The embrace of shanzhaiji by the transnational “information have-less” is the mark of a sort of globalization from below. This success in the global market, ironically, is precisely what the state had hoped to achieve. Jiang Zemin, Deng Xiaoping’s successor, introduced the notion of “going out” in 1992 as a key strategy for China’s long-term economic growth. Central to the plan is the idea of “utilizing foreign resources through the opening of the global market” in order to “compensate the limitation in the domestic market.” Formally presented in 1997, the policy clearly indicates the state’s intent to shore up the global expansion of “the enterprises with strengths.” Supporting a handful of domestic mobile phone manufacturers as part of the globally burgeoning IT sector is in line with this strategic vision. China Bird (Bo Dao) was one of the leading handset producers that fell into this category. In 2004, as the No. 1-selling national brand, Bird was boasting about its success in following the call of “going global.”

But despite its robust promotional campaign as “the fighter jet of handsets,” it was unable to sustain its market position for long. China Bird began experiencing significant revenue losses in 2005. The reason it cited for its failure, aside from the aggressive tactics of global brands like Nokia, was largely the competition from shanzhaiji.

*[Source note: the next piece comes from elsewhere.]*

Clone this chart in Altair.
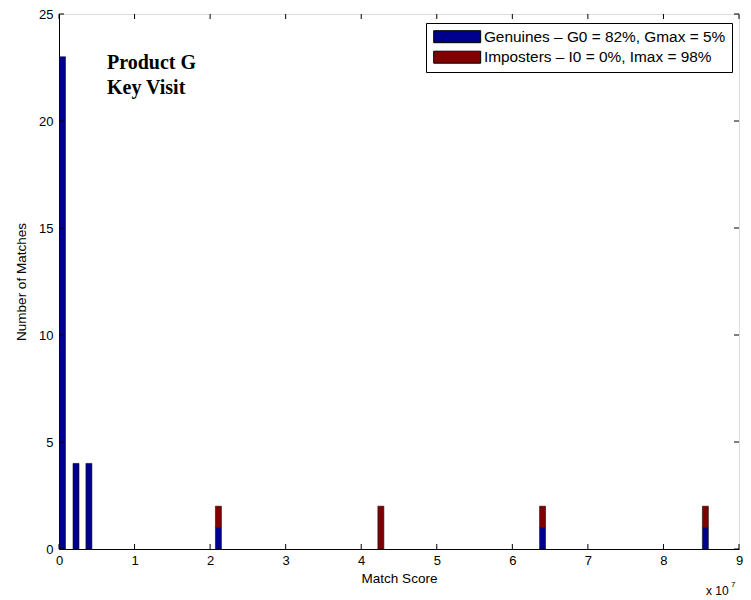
import altair as alt
import pandas as pd

# Bin centres (in units of 1e7) and counts per series
centers = [0.046, 0.225, 0.396, 2.11, 4.26, 6.40, 8.555]
genuines = [23, 4, 4, 1, 0, 1, 1]
imposters = [0, 0, 0, 1, 2, 1, 1]
series = ["Genuines \u2013 G0 = 82%, Gmax = 5%", "Imposters \u2013 I0 = 0%, Imax = 98%"]
colors = ["#00008F", "#800000"]
x_ticks = [0, 1, 2, 3, 4, 5, 6, 7, 8, 9]
y_ticks = [0, 5, 10, 15, 20, 25]
annotation = ["Product G", "Key Visit"]

W, H = 680, 535
FONT = "Liberation Sans"

rows = []
for c, g, i in zip(centers, genuines, imposters):
    rows.append({"score": c, "count": g, "series": series[0], "idx": 0})
    rows.append({"score": c, "count": i, "series": series[1], "idx": 1})
df = pd.DataFrame(rows)
df = df[df["count"] > 0]

xscale = alt.Scale(domain=[0, 9], nice=False, zero=False, padding=0)
yscale = alt.Scale(domain=[0, 25], nice=False)

bars = alt.Chart(df).mark_bar(size=6, stroke="#111111", strokeWidth=0.6).encode(
    x=alt.X("score:Q", scale=xscale,
            axis=alt.Axis(values=x_ticks, format="d", ticks=False, grid=False,
                          labelFlush=False,
                          title="Match Score", titleFont=FONT, titleFontSize=13.5,
                          titleFontWeight="normal", titleColor="black", titlePadding=4,
                          labelFont=FONT, labelFontSize=13, labelColor="black",
                          labelPadding=5, domainColor="black", domainWidth=1.2)),
    y=alt.Y("count:Q", stack="zero", scale=yscale,
            axis=alt.Axis(values=y_ticks, ticks=False, grid=False,
                          title="Number of Matches", titleFont=FONT, titleFontSize=13.5,
                          titleFontWeight="normal", titleColor="black", titlePadding=10,
                          labelFont=FONT, labelFontSize=13, labelColor="black",
                          labelPadding=6, domainColor="black")),
    color=alt.Color("series:N", scale=alt.Scale(domain=series, range=colors),
                    legend=alt.Legend(title=None, orient="none", legendX=367, legendY=9,
                                      symbolType="M-1,-1L6.83,-1L6.83,1L-1,1Z",
                                      symbolSize=144, symbolStrokeColor="black",
                                      symbolStrokeWidth=1, symbolOpacity=1,
                                      labelFont=FONT, labelFontSize=15.4, labelColor="black",
                                      labelOffset=36.5, rowPadding=2.5, padding=6,
                                      strokeColor="black", fillColor="white",
                                      labelLimit=400)),
    order=alt.Order("idx:Q"),
)

xt = pd.DataFrame({"t": x_ticks})
yt = pd.DataFrame({"t": y_ticks})
tick_bottom = alt.Chart(xt).mark_rule(color="black").encode(
    x=alt.X("t:Q", scale=xscale), y=alt.value(H), y2=alt.value(H - 5))
tick_top = alt.Chart(xt).mark_rule(color="black").encode(
    x=alt.X("t:Q", scale=xscale), y=alt.value(0), y2=alt.value(5))
tick_left = alt.Chart(yt).mark_rule(color="black").encode(
    y=alt.Y("t:Q", scale=yscale), x=alt.value(0), x2=alt.value(5))
tick_right = alt.Chart(yt).mark_rule(color="black").encode(
    y=alt.Y("t:Q", scale=yscale), x=alt.value(W), x2=alt.value(W - 5))


def label(txt, x, y, **kw):
    return alt.Chart(pd.DataFrame({"t": [txt]})).mark_text(
        align="left", baseline="alphabetic", color="black", **kw
    ).encode(text="t:N", x=alt.value(x), y=alt.value(y))


title1 = label(annotation[0], 48, 55, font="Liberation Serif", fontSize=20, fontWeight="bold")
title2 = label(annotation[1], 48, 80, font="Liberation Serif", fontSize=20, fontWeight="bold")
exp_base = label("x 10", 647, 581, font=FONT, fontSize=12)
exp_sup = label("7", 672, 573, font=FONT, fontSize=8)

chart = alt.layer(bars, tick_bottom, tick_top, tick_left, tick_right,
                  title1, title2, exp_base, exp_sup).properties(
    width=W, height=H,
    autosize=alt.AutoSizeParams(type="none"),
    padding={"left": 51, "top": 6, "right": 4, "bottom": 50},
).configure_view(stroke="black", strokeWidth=1).configure(background="white")

chart.save("out.html", embed_options={"renderer": "svg", "actions": False})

Perhaps more unsettling to the state is the idea that shanzhaiji has come to manifest an “alternative national identity.” “Buy shanzhai to show your love of our country” was a tagline that appeared in a late-night television ad for one of the leading knockoff brands, iOrgane (an intentional misspelling of “orange”). Some consumers report having chosen shanzhaiji over state-supported brands for patriotic reasons. When a former shanzhaiji producer, K-Touch (Tianyu Langtong), joined the rank of legit companies in 2007 (thanks to the government’s termination of the handset licensing regulation) it went on to achieve great market success and began unabashedly advertising on official channels like CCTV. Rather than being chastised as a bandit, however, it was described by China Enterprise News as offering a lesson to other (state-supported) domestic enterprises in their combat with foreign brands.

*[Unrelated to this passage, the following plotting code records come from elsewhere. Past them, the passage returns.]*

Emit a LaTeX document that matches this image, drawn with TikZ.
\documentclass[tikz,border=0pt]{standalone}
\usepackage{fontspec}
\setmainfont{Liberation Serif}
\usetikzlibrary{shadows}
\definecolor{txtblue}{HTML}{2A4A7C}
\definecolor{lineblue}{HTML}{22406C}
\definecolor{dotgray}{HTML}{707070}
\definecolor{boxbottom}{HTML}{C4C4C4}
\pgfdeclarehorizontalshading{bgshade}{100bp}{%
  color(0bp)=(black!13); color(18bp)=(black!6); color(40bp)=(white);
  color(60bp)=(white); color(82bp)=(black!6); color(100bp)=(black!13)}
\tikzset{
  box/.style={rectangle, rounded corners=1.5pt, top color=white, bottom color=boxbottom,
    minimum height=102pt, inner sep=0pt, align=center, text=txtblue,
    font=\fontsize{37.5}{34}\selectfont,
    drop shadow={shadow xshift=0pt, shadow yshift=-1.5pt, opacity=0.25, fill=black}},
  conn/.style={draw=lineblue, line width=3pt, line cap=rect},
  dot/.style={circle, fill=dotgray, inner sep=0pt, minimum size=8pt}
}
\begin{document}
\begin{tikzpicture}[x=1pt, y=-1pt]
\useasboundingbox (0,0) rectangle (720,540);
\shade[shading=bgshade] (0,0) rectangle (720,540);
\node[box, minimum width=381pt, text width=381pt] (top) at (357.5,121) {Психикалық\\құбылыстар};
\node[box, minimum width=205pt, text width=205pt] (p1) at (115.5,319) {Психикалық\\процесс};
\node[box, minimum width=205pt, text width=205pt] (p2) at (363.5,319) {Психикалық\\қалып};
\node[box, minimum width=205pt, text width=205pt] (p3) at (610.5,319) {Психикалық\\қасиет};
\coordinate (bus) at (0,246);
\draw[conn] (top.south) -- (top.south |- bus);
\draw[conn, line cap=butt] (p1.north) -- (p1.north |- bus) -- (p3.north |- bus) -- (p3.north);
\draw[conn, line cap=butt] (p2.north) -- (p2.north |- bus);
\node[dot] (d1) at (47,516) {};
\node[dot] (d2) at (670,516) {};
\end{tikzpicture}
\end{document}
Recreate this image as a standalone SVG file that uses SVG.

It may be tempting to cast the rise of shanzhaiji as a grassroots movement against, or at least away from, the state. However, it is also undeniable that shanzhaiji’s success has benefited from state policies that brought the flow of foreign direct investment into the Pearl River Delta, which provided the informal sector with technical support, operational capacity, and migrant workers-turned-consumers. What is unique about its popular support is in the celebration of shanzhaiji as an embodiment of the masses that did not emanate directly from the state’s efforts. Indeed, the state’s attempt to counter global competition by way of promoting a few national brands has failed to achieve its intended outcome. What has emerged is a contestation between a consumer subject position for national brands, interpellated by the state, and a working-class subject position that shanzhaiji has made visible. This contestation points to a fissure between the state’s long-standing claim to represent the interests of “the people”—by aligning them with the interests of “the nation”—and “the people” of the “information have-less,” who have first made shanzhaiji and then made shanzhaiji a market success.

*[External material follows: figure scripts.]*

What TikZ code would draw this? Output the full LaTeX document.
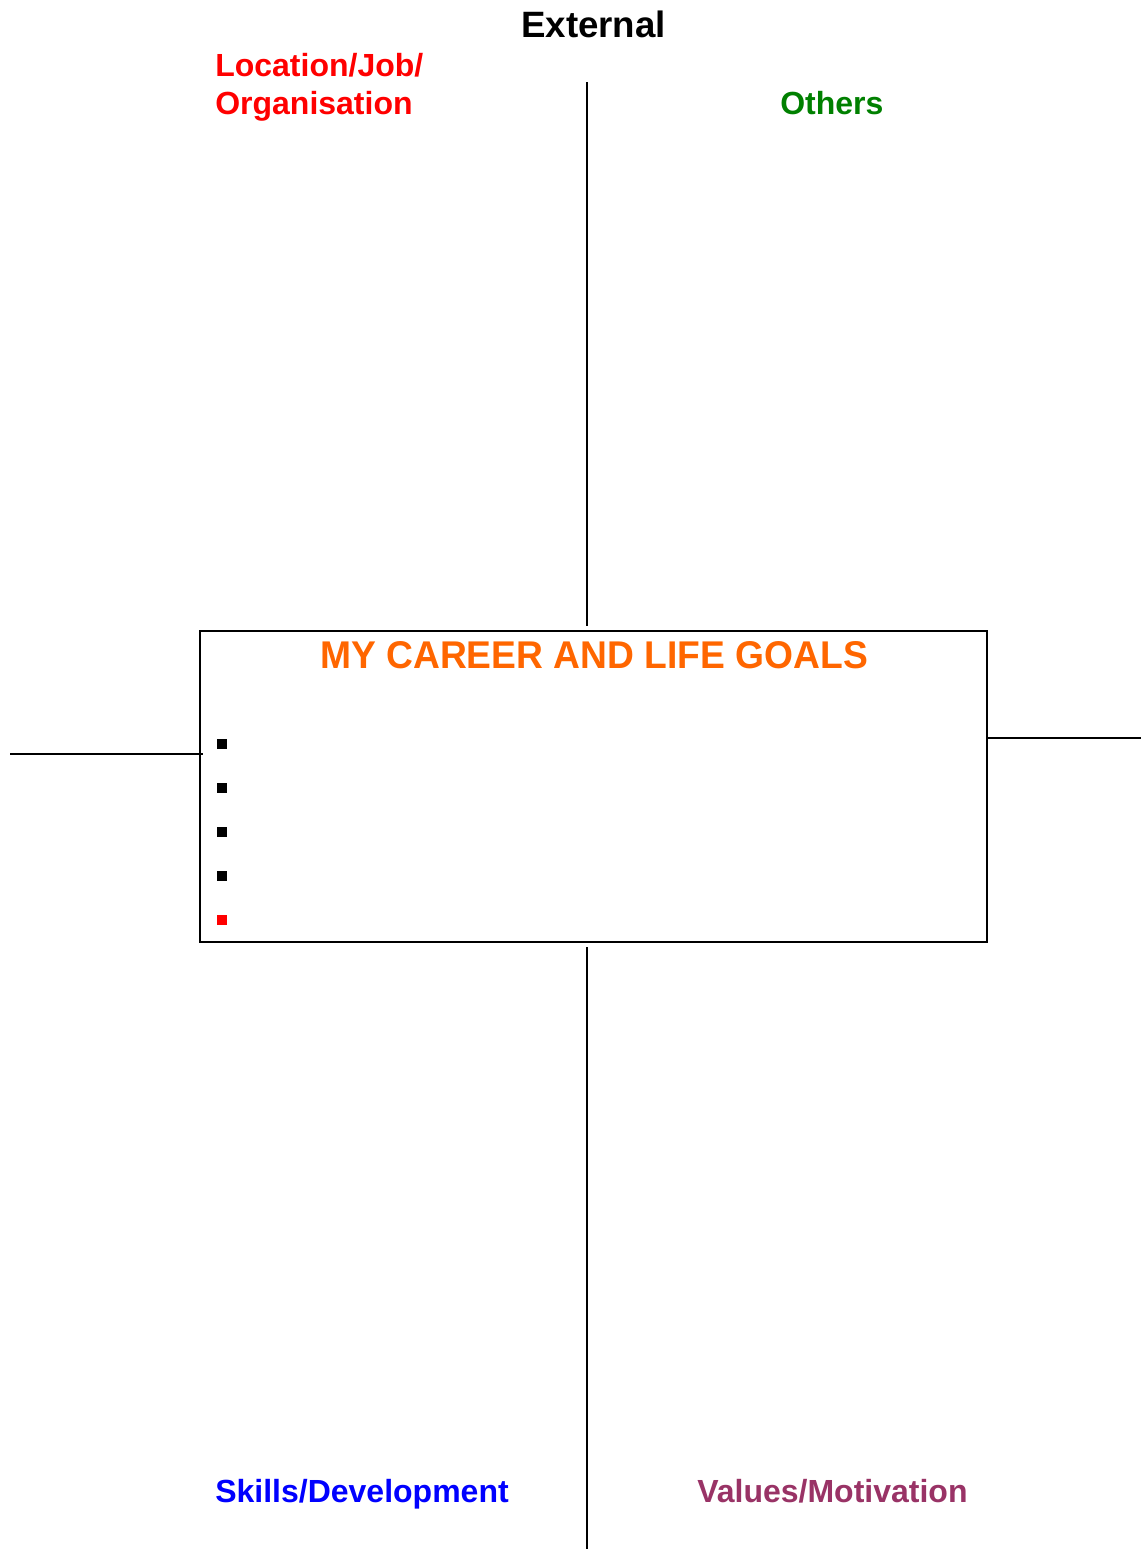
\documentclass[tikz,border=0pt]{standalone}
\usepackage{fontspec}
\setmainfont{Liberation Sans}
\definecolor{lblred}{HTML}{FF0000}
\definecolor{lblgreen}{HTML}{008000}
\definecolor{lblblue}{HTML}{0000FF}
\definecolor{lblplum}{HTML}{993366}
\definecolor{lblorange}{HTML}{FF6600}
\tikzset{
  lbl/.style={inner sep=0pt, anchor=base west, font=\fontsize{24}{28}\selectfont\bfseries, align=left},
  rule/.style={line width=1.4pt, draw=black},
  bul/.style={fill=black, minimum size=7.5pt, inner sep=0pt, anchor=center, draw=none}
}
\begin{document}
\begin{tikzpicture}[x=0.75pt,y=-0.75pt]
\useasboundingbox (0,0) rectangle (1141,1549);
% texts
\node[lbl, font=\fontsize{27.5}{32}\selectfont\bfseries] (ext) at (521,37) {External};
\node[lbl, text=lblred] (loc1) at (215,76) {Location/Job/};
\node[lbl, text=lblred] (loc2) at (215,114) {Organisation};
\node[lbl, text=lblgreen] (oth) at (780,114) {Others};
\node[lbl, text=lblblue] (skl) at (215,1502) {Skills/Development};
\node[lbl, text=lblplum] (val) at (697,1502) {Values/Motivation};
% central box
\node[draw, line width=1.5pt, minimum width=787*0.75pt, minimum height=311*0.75pt, inner sep=0pt, anchor=north west] (box) at (199,630) {};
\node[inner sep=0pt, anchor=base west, text=lblorange] (title) at (320,668)
  {\scalebox{0.962}[1]{\fontsize{29}{34}\selectfont\bfseries MY CAREER AND LIFE GOALS}};
% bullets
\node[bul] (b1) at (222,744) {};
\node[bul] (b2) at (222,788) {};
\node[bul] (b3) at (222,832) {};
\node[bul] (b4) at (222,876) {};
\node[bul, fill=lblred] (b5) at (222,920) {};
% connectors
\coordinate (vt1) at (587,82);
\coordinate (vt2) at (587,626);
\coordinate (vb1) at (587,947);
\coordinate (vb2) at (587,1549);
\coordinate (hl1) at (10,754);
\coordinate (hl2) at (203,754);
\coordinate (hr1) at (987,738);
\coordinate (hr2) at (1141,738);
\draw[rule] (vt1) -- (vt2);
\draw[rule] (vb1) -- (vb2);
\draw[rule, line width=1.2pt] (hl1) -- (hl2);
\draw[rule, line width=1.2pt] (hr1) -- (hr2);
\end{tikzpicture}
\end{document}
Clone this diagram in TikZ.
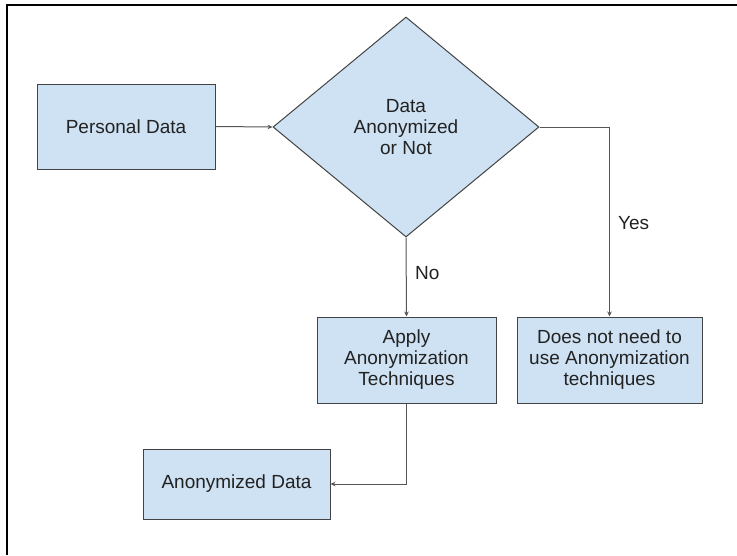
\documentclass[tikz,border=0pt]{standalone}
\usepackage{fontspec}
\setmainfont{Liberation Sans}
\usetikzlibrary{shapes.geometric,arrows.meta}
\definecolor{boxfill}{HTML}{CFE2F3}
\definecolor{boxline}{HTML}{434343}
\definecolor{txt}{HTML}{222222}
\definecolor{conn}{HTML}{555555}
\begin{document}
\begin{tikzpicture}[x=1pt,y=-1pt,
  every node/.style={font=\fontsize{19}{21}\selectfont, text=txt},
  procbox/.style={draw=boxline, fill=boxfill, line width=1pt, rectangle, inner sep=0pt, align=center},
  decbox/.style={draw=boxline, fill=boxfill, line width=1pt, diamond, inner sep=0pt, align=center,
     minimum width=266pt, minimum height=220pt},
  conline/.style={draw=conn, line width=1pt},
  conarrow/.style={conline, -{Stealth[length=5pt,width=4.5pt]}},
  lbl/.style={inner sep=0pt, anchor=west}]
\useasboundingbox (0,0) rectangle (737,555);
\draw[line width=2pt, black] (7,555) -- (7,5) -- (737,5);

\node[procbox, minimum width=178pt, minimum height=85pt] (pd) at (126,126.5) {Personal Data};
\node[decbox] (dec) at (406,127) {Data\\Anonymized\\or Not};
\node[procbox, minimum width=179pt, minimum height=86pt] (apply) at (406.5,360) {Apply\\Anonymization\\Techniques};
\node[procbox, minimum width=185pt, minimum height=86pt] (dnn) at (609.5,360) {Does not need to\\use Anonymization\\techniques};
\node[procbox, minimum width=187pt, minimum height=70pt] (anon) at (236.5,484) {Anonymized Data};

\draw[conarrow] (pd.east) -- (dec.west);
\draw[conarrow] (dec.east) -| (dnn.north);
\draw[conarrow] (dec.south) -- (apply.north);
\draw[conarrow] (apply.south) |- (anon.east);

\node[lbl] (no) at (415,273) {No};
\node[lbl] (yes) at (618,223) {Yes};
\end{tikzpicture}
\end{document}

The story of shanzhaiji, among other artifacts “faked in China,” demands our attention beyond the headlines. This is a story not just about economics, but also about culture and power, which are so often associated with nation and state. But the transnationally produced, circulated, and consumed shanzhaiji reveals China to inhabit a position where the links between nation and culture, as well as those between state and power, are increasingly destabilized. China’s struggles within the global intellectual property regime therefore offer a valuable opportunity to complicate the dominant media narratives of a “rising” China. Rather than an ascending global hegemon en route to replace the United States as the next superpower, it might be better seen as a nation-state whose struggles for its own modernity come in conflict with a global order committed to eradicating alternatives. The homegrown modernity China seeks is, like shanzhai, inextricably global and locally specific all at once.